Amphibious twinship thus renders the sea an environmental otherness that partly escapes practices of enacting it. It does so by expressing a liquification of figure and ground, and concept and thing. Narratives of twinship with agencies of and in the sea allow for a figure-ground reversal (or even collapse) between humanity and the sea; manusia as humanity or personhood may be an environment for the sea’s agency as much as the sea is an environment for manusia. The very juxtaposition of figure and ground is diffused as both human and sea are already part of each other. While the sea enters human dreams, emotions and bodies, humanity is also in the sea, through twin siblings born from a human mother. As an effect, it may express an ethics in which ‘human’ responsibility is a response to the sea (dwelling twin) instead of a planned mastery of its behaviour, as common in environmental conservation (Pauwelussen and Verschoor 2017; also see Rose 2005 for a similar argument in a terrestrial context). We are presented here with a question of figure and ground in which the ‘ground’ becomes fluid, problematising any neat division between the two (see also Helmreich 2009: 169).

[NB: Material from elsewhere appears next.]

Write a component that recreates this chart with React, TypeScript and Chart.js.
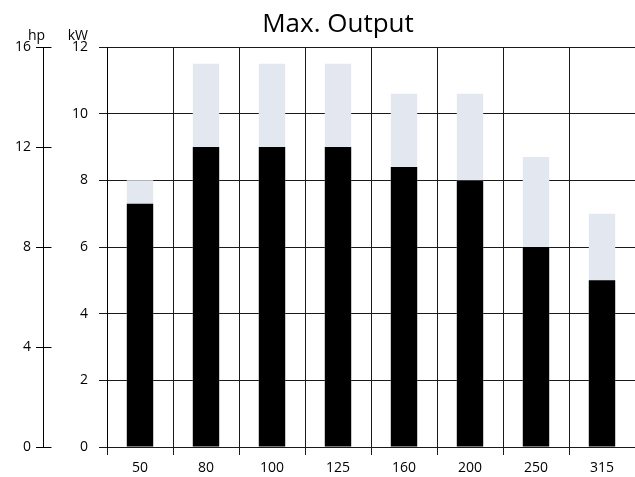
import React, { useEffect, useRef } from "react";
import { Chart, registerables } from "chart.js";

Chart.register(...registerables);

const categories = ["50", "80", "100", "125", "160", "200", "250", "315"];
const outputKw = [7.3, 9, 9, 9, 8.4, 8, 6, 5];
const maxKw = [8, 11.5, 11.5, 11.5, 10.6, 10.6, 8.7, 7];
const kwTicks = [0, 2, 4, 6, 8, 10, 12];
const hpTicks = [0, 4, 8, 12, 16];
const titleText = "Max. Output";
const hpLabel = "hp";
const kwLabel = "kW";

const FONT = "'Open Sans', 'DejaVu Sans', sans-serif";

const overlayPlugin = {
  id: "overlay",
  afterDraw(chart: any) {
    const ctx = chart.ctx;
    const hp = chart.scales.hp;
    const kw = chart.scales.y;
    const area = chart.chartArea;
    ctx.save();
    // right-side half of the hp tick marks
    ctx.strokeStyle = "#000";
    ctx.lineWidth = 1;
    hpTicks.forEach((v) => {
      const y = Math.round(hp.getPixelForValue(v)) + 0.5;
      const x = Math.round(hp.right) + 0.5;
      ctx.beginPath();
      ctx.moveTo(x - 1, y);
      ctx.lineTo(x + 8, y);
      ctx.stroke();
    });
    // axis unit labels
    ctx.fillStyle = "#000";
    ctx.font = `14px ${FONT}`;
    ctx.textBaseline = "alphabetic";
    ctx.textAlign = "left";
    ctx.fillText(hpLabel, hp.right - 15, area.top - 7);
    ctx.textAlign = "right";
    ctx.fillText(kwLabel, kw.right - 19, area.top - 7);
    // title
    ctx.font = `26px ${FONT}`;
    ctx.textAlign = "center";
    ctx.fillText(titleText, 338, 32);
    ctx.restore();
  },
};

export default function App() {
  const ref = useRef<HTMLCanvasElement | null>(null);
  useEffect(() => {
    document.body.style.margin = "0";
    const canvas = ref.current!;
    const chart = new Chart(canvas, {
      type: "bar",
      data: {
        labels: categories,
        datasets: [
          {
            label: "Output",
            data: outputKw,
            backgroundColor: "#000000",
            borderWidth: 0,
            order: 0,
            barPercentage: 0.4,
            categoryPercentage: 1,
            yAxisID: "y",
          },
          {
            label: "Max",
            data: maxKw,
            backgroundColor: "#e3e8f0",
            borderWidth: 0,
            order: 1,
            barPercentage: 0.4,
            categoryPercentage: 1,
            yAxisID: "y",
          },
        ],
      },
      options: {
        animation: false,
        responsive: false,
        layout: { padding: { top: 47, right: -2, left: 0, bottom: 0 } },
        plugins: {
          legend: { display: false },
          tooltip: { enabled: false },
          title: { display: false },
        },
        scales: {
          x: {
            stacked: true,
            offset: true,
            afterFit: (s: any) => {
              s.height = 30;
            },
            grid: {
              offset: true,
              color: "#1a1a1a",
              lineWidth: 1,
              tickLength: 8,
              drawOnChartArea: true,
            },
            border: { display: true, color: "#1a1a1a" },
            ticks: {
              color: "#000",
              font: { family: FONT, size: 14 },
              padding: 5,
              maxRotation: 0,
            },
          },
          y: {
            position: "left",
            weight: 0,
            stacked: false,
            min: 0,
            max: 12,
            afterBuildTicks: (s: any) => {
              s.ticks = kwTicks.map((v) => ({ value: v }));
            },
            afterFit: (s: any) => {
              s.width = 64;
            },
            grid: {
              color: "#1a1a1a",
              lineWidth: 1,
              tickLength: 8,
              drawOnChartArea: true,
            },
            border: { display: true, color: "#000" },
            ticks: {
              color: "#000",
              font: { family: FONT, size: 14 },
              padding: 11,
            },
          },
          hp: {
            type: "linear",
            position: "left",
            weight: 1,
            min: 0,
            max: 16,
            afterBuildTicks: (s: any) => {
              s.ticks = hpTicks.map((v) => ({ value: v }));
            },
            afterFit: (s: any) => {
              s.width = 43;
            },
            grid: {
              color: "#000",
              lineWidth: 1,
              tickLength: 7,
              drawOnChartArea: false,
            },
            border: { display: true, color: "#000" },
            ticks: {
              color: "#000",
              font: { family: FONT, size: 14 },
              padding: 5,
            },
          },
        },
      },
      plugins: [overlayPlugin],
    } as any);
    return () => chart.destroy();
  }, []);
  return (
    <div style={{ width: 635, height: 477, overflow: "hidden" }}>
      <canvas ref={ref} width={635} height={477} style={{ display: "block" }} />
    </div>
  );
}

Moreover, amphibious twinship collapses the distinction between a material world ‘out there’ and conceptualisations thereof, leaving room for ambiguity and excess. At first sight, the twin Other can be seen as a conceptualisation of the sea, with the twinship narrative as a native theory of human-marine interrelation. However, in amphibious twinship, the twin sibling is the sea as much as it is part of the sea. And as it becomes real in dreams, memories and embodied encounters, it destabilises a distinction between the sea as a fluent material reality and conceptualisations thereof. At the same time, this very conceptualisation is seen to be partial, in the sense that twin and sea resist full capture. The twinship expresses a force or Other not entirely contained in the figure of the twin sibling. Without retreating to a new fluid materialism that renders the sea as a vital materiality, amphibious twinship nevertheless stimulates thought about what slips between the cracks of conceptualisation. Liquefying distinctions between thing and concept, figure and ground, amphibious twinship allows for thinking along the movement in-between.